DimensionsNotMatchingError – If the array’s last dimension ≠ self.dimension.

Encoding.similarity(hvA, hvB=None)[source]

Compute similarity. Accepts Hypervector objects, raw arrays, or lists. If hvB is omitted, hvA must be a (D, N) batch and column 0 is compared against each remaining column. See batched calling conventions.

Returns:: float, ndarray, Tensor, or list depending on inputs.

Encoding.bundle(*hypervectors, batch_dim=None)[source]

Bundle hypervectors.

Parameters:

hypervectors – Positional Hypervector arguments, or a list of lists for batched bundling.
batch_dim – Axis along which to bundle for 3-D tensor inputs.

Returns:

Hypervector or list[Hypervector]

Encoding.bind(*hypervectors, batch_dim=None)[source]

Bind hypervectors.

Returns:: Hypervector or list[Hypervector]

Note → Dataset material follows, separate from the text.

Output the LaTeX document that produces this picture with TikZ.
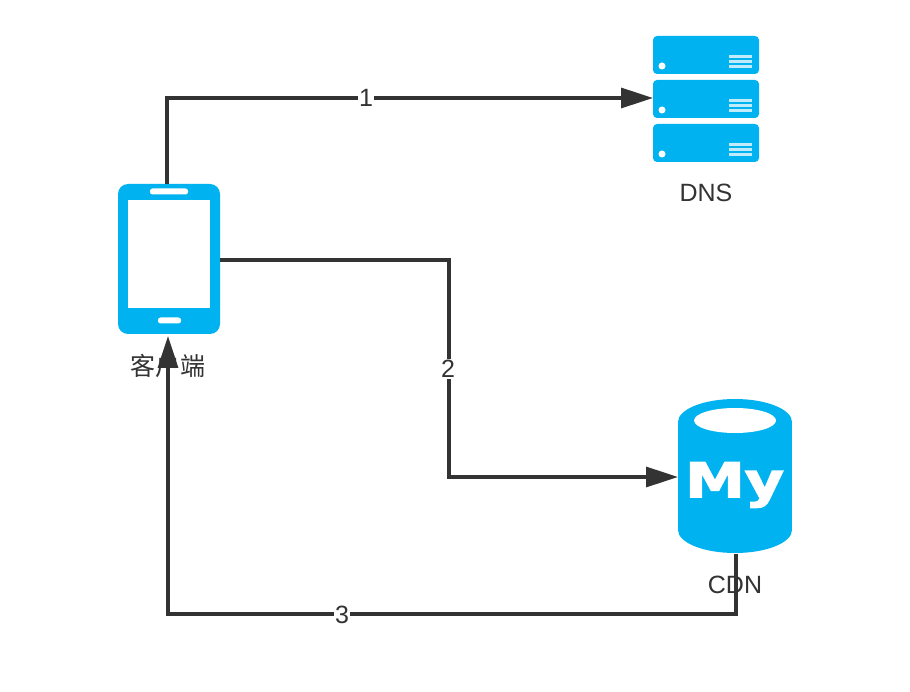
\documentclass[tikz,border=0pt]{standalone}
\usepackage{fontspec}
\setmainfont{Liberation Sans}
\newfontfamily\cjkfont{Noto Sans CJK SC}
\newfontfamily\iconfont[FakeBold=2.5]{DejaVu Sans Bold}
\usetikzlibrary{arrows.meta}
\definecolor{iconblue}{RGB}{0,178,240}
\definecolor{linedark}{RGB}{51,51,51}
\definecolor{textdark}{RGB}{51,51,51}
\tikzset{
  slab/.style={fill=iconblue,rounded corners=4pt,inner sep=0pt,outer sep=0pt,minimum width=106pt,minimum height=38pt},
  caption/.style={text=textdark,inner sep=0pt,font=\fontsize{25}{30}\selectfont},
  flowlabel/.style={text=textdark,fill=white,inner sep=1pt,font=\fontsize{25}{30}\selectfont},
  link/.style={draw=linedark,line width=3.2pt,line join=miter},
  arrowlink/.style={link,-{Triangle[length=32pt,width=20pt]}},
}
\begin{document}
\begin{tikzpicture}[x=1pt,y=-1pt]
\useasboundingbox[fill=white] (0,0) rectangle (910,692);

% phone
\node[fill=iconblue,rounded corners=10pt,inner sep=0pt,outer sep=0pt,minimum width=102pt,minimum height=150pt] (phone) at (169,259) {};
\fill[white] (128,200) rectangle (210,308);
\fill[white,rounded corners=2.5pt] (150,188.5) rectangle (188,194.5);
\fill[white,rounded corners=2.5pt] (158,317.5) rectangle (181,323.5);

% DNS stack
\node[slab] (dnsA) at (706,55) {};
\node[slab] (dnsB) at (706,99) {};
\node[slab] (dnsC) at (706,143) {};
\foreach \yy in {55,99,143}{
  \fill[white] (662,\yy+11) circle[radius=3.5];
  \foreach \dd in {2,7,12}
    \fill[white,opacity=.75] (729,\yy+\dd-1.5) rectangle (752,\yy+\dd+1.5);
}

% CDN cylinder
\node[inner sep=0pt,outer sep=0pt,minimum width=114pt,minimum height=154pt] (cdn) at (735,477) {};
\fill[iconblue] (735,422) ellipse[x radius=57,y radius=23];
\fill[iconblue] (735,530) ellipse[x radius=57,y radius=23];
\fill[iconblue] (678,422) rectangle (792,530);
\fill[white] (735,420.5) ellipse[x radius=41,y radius=12.5];
\node[text=white,inner sep=0pt,xscale=1.25,font=\iconfont\fontsize{48}{56}\selectfont] (my) at (734.5,485) {My};

% captions
\node[caption] (dnslabel) at (706,193) {DNS};
\node[caption] (cdnlabel) at (735,585) {CDN};
\node[caption,font=\cjkfont\fontsize{25}{30}\selectfont] (phonelabel) at (168,366) {客户端};

% connectors
\coordinate (bend) at (736,614);
\draw[arrowlink] ([xshift=-2pt]phone.north) |- ([yshift=1pt]dnsB.west);
\draw[arrowlink] ([yshift=-1pt]phone.east) -| (449,368) |- (cdn.west);
\draw[arrowlink] ([xshift=1pt]cdn.south) -- (bend) -| ([xshift=-1pt,yshift=-2pt]phone.south);

% connector labels
\node[flowlabel] (one) at (366,98) {1};
\node[flowlabel] (two) at (448,369) {2};
\node[flowlabel] (three) at (342,615) {3};
\end{tikzpicture}
\end{document}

Encoding.unbind(*hypervectors, batch_dim=None)[source]

Unbind to recover a component.

Raises:: NotImplementedError – For encodings that do not support unbinding.
Returns:: Hypervector or list[Hypervector]

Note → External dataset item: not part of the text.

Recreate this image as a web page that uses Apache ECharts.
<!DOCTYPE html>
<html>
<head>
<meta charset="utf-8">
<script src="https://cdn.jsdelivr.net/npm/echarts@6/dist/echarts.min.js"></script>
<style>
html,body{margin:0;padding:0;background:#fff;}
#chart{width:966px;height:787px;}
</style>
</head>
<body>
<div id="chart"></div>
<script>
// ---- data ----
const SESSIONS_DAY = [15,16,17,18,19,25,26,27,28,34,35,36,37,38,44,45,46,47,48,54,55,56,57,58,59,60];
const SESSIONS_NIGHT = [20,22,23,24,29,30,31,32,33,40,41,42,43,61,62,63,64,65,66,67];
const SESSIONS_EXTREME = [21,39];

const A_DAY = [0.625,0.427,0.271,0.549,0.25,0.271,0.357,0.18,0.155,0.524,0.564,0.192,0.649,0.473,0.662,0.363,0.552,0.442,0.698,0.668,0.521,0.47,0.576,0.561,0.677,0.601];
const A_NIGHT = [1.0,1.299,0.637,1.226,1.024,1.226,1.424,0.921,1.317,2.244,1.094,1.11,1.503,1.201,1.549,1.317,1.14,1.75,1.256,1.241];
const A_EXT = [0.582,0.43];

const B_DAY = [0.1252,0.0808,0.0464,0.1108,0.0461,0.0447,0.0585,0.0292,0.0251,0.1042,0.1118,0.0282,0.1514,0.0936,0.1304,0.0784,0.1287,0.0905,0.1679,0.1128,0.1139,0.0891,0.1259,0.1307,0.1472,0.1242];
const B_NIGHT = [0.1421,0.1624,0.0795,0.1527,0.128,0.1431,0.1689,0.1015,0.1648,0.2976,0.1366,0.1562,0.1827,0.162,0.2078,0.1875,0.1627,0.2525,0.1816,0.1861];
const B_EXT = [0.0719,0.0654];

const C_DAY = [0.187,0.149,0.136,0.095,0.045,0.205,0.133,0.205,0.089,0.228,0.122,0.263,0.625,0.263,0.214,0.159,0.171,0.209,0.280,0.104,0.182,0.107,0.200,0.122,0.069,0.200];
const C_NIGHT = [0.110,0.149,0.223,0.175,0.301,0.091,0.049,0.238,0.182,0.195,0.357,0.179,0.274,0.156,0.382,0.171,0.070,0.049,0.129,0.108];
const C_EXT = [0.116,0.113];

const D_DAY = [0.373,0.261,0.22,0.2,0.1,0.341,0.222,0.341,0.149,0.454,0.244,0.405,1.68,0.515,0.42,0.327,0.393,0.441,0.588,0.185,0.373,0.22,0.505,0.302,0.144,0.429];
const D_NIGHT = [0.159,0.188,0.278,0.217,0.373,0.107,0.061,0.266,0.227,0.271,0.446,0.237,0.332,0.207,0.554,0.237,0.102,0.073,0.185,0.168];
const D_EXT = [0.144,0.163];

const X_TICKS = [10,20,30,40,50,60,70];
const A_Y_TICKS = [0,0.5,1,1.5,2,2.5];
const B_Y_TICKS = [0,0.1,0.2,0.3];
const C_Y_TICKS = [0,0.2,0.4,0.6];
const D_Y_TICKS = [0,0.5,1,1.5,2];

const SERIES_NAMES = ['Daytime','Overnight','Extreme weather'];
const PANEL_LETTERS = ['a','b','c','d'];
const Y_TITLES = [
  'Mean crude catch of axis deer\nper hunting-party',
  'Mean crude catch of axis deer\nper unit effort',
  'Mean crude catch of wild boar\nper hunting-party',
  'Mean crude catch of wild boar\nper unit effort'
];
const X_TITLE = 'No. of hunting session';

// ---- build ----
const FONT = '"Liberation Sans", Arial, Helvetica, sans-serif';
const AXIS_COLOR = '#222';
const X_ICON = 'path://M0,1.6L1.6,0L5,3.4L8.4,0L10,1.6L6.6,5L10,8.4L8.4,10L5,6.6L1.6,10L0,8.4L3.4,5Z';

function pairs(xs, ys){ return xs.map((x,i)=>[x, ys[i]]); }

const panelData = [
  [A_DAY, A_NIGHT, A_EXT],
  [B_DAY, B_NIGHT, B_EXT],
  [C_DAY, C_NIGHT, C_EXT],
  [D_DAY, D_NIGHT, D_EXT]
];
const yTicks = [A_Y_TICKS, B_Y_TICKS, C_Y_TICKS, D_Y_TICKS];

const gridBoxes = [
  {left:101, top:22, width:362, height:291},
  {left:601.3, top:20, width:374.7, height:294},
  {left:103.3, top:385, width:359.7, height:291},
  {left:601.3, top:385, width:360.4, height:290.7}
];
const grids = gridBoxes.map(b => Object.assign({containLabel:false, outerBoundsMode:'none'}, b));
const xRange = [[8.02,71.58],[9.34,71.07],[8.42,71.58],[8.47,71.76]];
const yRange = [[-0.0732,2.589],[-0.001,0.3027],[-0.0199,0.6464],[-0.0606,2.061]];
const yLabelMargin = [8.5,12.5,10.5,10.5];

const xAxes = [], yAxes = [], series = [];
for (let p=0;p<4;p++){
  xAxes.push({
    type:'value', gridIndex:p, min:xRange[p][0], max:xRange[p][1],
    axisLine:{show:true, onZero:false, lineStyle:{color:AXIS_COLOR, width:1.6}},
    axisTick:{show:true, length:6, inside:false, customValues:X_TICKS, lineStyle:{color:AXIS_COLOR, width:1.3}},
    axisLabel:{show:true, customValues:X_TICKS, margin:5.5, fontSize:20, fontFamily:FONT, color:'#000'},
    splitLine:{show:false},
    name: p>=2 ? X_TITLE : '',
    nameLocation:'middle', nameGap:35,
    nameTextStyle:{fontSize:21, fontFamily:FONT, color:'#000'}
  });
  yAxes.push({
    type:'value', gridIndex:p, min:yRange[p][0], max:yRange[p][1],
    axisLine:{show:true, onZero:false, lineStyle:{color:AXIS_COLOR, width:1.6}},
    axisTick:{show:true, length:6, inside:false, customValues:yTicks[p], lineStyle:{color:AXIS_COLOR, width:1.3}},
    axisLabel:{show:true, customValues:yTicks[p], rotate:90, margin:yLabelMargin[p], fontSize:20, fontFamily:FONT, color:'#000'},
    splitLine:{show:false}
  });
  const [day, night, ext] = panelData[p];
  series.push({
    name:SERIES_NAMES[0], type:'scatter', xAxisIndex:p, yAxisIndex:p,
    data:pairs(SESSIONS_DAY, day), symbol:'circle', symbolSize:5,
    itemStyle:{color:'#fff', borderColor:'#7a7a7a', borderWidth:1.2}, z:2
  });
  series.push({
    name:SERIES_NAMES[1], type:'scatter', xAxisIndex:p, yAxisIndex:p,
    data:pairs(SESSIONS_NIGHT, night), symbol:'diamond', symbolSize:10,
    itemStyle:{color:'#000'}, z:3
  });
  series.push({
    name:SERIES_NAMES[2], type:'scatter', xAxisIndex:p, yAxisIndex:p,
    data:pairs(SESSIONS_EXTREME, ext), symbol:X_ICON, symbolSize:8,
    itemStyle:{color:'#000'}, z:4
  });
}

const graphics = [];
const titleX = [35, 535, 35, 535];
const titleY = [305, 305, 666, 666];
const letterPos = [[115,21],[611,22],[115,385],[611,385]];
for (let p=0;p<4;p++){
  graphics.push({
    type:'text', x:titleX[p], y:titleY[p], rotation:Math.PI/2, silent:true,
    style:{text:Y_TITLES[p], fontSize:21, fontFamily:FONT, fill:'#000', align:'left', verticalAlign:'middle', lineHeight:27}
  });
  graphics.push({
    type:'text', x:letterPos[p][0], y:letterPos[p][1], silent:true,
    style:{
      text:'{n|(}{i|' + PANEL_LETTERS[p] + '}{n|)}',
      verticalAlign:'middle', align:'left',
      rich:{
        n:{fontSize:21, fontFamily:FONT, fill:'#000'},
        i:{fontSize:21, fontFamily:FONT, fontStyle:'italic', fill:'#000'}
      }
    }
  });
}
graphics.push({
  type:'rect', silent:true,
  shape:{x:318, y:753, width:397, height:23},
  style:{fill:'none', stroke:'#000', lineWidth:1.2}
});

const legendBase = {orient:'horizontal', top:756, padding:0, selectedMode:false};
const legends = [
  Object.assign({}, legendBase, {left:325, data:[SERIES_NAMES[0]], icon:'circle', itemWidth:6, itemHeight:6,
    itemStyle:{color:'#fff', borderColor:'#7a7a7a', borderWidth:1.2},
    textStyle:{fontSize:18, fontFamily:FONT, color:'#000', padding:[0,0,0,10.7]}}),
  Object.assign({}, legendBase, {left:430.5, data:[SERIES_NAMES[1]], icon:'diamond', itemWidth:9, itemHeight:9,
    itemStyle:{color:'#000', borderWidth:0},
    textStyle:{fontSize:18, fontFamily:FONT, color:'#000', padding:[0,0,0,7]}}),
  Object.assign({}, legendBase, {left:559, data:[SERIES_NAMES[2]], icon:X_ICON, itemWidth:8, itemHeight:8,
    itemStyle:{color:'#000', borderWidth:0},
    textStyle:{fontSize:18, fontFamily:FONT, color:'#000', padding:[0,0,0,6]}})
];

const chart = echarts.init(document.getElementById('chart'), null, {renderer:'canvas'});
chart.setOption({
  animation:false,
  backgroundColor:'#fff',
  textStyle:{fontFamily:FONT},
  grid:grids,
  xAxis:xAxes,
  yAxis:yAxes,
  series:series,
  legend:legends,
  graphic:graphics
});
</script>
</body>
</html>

Encoding.thin(hypervector)[source]

Apply the encoding’s thinning operation.

Returns:: Hypervector or list[Hypervector]

Encoding.set_generator(generator)[source]

Replace the encoding’s generator.

Parameters:: generator – A HDCGenerator instance.

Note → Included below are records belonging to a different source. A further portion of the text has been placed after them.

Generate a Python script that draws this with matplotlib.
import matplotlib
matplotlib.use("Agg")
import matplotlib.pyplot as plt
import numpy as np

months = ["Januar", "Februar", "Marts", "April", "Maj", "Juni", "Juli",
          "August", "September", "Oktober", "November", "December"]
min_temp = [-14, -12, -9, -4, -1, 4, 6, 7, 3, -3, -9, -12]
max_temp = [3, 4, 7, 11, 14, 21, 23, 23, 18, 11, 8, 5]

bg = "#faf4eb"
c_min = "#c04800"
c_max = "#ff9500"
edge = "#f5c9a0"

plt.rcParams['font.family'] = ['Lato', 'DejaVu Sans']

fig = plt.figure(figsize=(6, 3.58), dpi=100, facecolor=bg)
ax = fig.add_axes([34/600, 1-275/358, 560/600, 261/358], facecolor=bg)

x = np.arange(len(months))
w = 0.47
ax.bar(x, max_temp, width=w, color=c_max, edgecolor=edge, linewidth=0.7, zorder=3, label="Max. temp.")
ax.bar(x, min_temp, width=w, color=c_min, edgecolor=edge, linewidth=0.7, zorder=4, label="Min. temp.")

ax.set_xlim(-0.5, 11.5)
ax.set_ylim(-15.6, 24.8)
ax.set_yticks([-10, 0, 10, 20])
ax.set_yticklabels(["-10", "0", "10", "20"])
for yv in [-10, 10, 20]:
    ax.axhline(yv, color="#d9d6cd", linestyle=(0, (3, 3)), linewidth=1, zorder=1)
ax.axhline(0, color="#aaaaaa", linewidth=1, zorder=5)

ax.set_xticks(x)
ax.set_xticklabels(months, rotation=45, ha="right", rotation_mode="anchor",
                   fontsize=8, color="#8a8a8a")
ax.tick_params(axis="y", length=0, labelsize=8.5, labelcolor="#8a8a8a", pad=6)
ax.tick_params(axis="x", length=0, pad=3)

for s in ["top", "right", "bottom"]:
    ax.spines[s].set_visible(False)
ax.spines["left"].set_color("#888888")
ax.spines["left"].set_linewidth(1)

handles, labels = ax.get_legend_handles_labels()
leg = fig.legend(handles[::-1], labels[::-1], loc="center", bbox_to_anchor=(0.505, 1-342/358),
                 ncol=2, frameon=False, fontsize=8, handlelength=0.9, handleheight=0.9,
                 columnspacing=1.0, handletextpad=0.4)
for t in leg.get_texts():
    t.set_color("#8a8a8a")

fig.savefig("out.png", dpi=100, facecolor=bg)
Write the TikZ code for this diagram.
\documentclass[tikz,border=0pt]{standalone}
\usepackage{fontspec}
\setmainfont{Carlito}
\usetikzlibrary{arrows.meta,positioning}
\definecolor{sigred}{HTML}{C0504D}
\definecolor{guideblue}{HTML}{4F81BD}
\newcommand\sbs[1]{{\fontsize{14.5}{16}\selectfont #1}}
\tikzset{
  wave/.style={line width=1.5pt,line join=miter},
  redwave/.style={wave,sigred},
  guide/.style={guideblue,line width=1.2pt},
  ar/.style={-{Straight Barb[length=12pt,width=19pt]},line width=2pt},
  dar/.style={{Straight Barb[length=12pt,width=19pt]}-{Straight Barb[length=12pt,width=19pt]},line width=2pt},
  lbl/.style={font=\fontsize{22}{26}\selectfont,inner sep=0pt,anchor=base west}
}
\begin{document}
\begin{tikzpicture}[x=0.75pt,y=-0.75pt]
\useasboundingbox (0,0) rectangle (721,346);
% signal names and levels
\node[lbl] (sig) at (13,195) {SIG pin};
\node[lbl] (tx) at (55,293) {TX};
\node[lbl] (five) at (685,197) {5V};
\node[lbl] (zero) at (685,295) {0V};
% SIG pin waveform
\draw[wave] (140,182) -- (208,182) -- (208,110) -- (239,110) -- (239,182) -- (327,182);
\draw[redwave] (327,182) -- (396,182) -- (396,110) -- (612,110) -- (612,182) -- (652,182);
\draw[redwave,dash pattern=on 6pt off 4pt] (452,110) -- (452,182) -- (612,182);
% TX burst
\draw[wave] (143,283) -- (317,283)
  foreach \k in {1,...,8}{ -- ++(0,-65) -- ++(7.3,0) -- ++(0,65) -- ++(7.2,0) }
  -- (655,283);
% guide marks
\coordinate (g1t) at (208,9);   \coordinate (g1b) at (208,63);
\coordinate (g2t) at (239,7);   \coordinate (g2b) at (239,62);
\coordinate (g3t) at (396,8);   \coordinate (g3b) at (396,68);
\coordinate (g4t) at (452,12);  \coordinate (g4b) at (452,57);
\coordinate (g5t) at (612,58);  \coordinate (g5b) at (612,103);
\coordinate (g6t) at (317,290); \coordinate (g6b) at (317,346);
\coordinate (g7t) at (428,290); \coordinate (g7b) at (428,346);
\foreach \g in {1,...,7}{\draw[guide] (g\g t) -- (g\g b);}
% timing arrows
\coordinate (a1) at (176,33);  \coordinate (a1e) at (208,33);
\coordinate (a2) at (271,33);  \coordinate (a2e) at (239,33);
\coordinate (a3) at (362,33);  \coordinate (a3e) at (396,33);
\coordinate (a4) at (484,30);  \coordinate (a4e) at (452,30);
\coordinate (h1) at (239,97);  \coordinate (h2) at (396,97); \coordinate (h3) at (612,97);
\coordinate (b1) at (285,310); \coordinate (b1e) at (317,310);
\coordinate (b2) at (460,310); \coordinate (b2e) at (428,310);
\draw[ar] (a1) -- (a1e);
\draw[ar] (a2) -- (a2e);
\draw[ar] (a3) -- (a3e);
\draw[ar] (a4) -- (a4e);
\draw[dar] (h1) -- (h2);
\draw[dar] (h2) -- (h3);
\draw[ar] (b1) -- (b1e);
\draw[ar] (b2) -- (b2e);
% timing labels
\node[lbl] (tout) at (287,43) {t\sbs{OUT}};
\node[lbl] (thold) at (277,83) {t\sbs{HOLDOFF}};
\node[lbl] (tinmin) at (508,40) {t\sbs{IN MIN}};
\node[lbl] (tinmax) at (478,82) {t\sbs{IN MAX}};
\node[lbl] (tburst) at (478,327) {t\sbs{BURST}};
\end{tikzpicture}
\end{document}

Encoding.get_generator()[source]

Return the current generator.

Returns:: HDCGenerator

Abstract method (for subclassers)

Encoding._get_encoding_spec()[source]

Return an EncodingSpec that wires together the component functions for this encoding.

Returns:: EncodingSpec

EncodingSpec dataclass

class pyhdc.EncodingSpec[source]

Specification dataclass that links an encoding to its component functions.

Field	Description
`dtype`	NumPy data type for elements (e.g., `np.float32`, `np.int8`)
`element_generator`	Callable producing random element values given `(size, dtype)`
`similarity_fn`	Callable implementing the similarity metric
`bundling_fn`	Callable implementing bundling
`thinning_fn`	Callable implementing thinning (or `NoThin` if not applicable)
`binding_fn`	Callable implementing binding
`unbinding_fn`	Callable implementing unbinding
`mask`	Optional integer bit mask (used by `MAP_I_Bits`)
`generator_output_type`	`"bits"`, `"words"`, or `"floats"`: the output type this encoding requires from a custom generator

BackendManager

class pyhdc.BackendManager[source]

Static utility for backend detection and conversion.

static get_backend(array)[source]: Return "numpy" or "torch" for the given array.

static to_numpy(array)[source]: Convert to numpy.ndarray. Detaches from autograd if needed.

static to_torch(array, device=None)[source]: Convert to torch.Tensor on the specified device.

static get_device(array)[source]: Return the device string of a tensor, or None for NumPy arrays.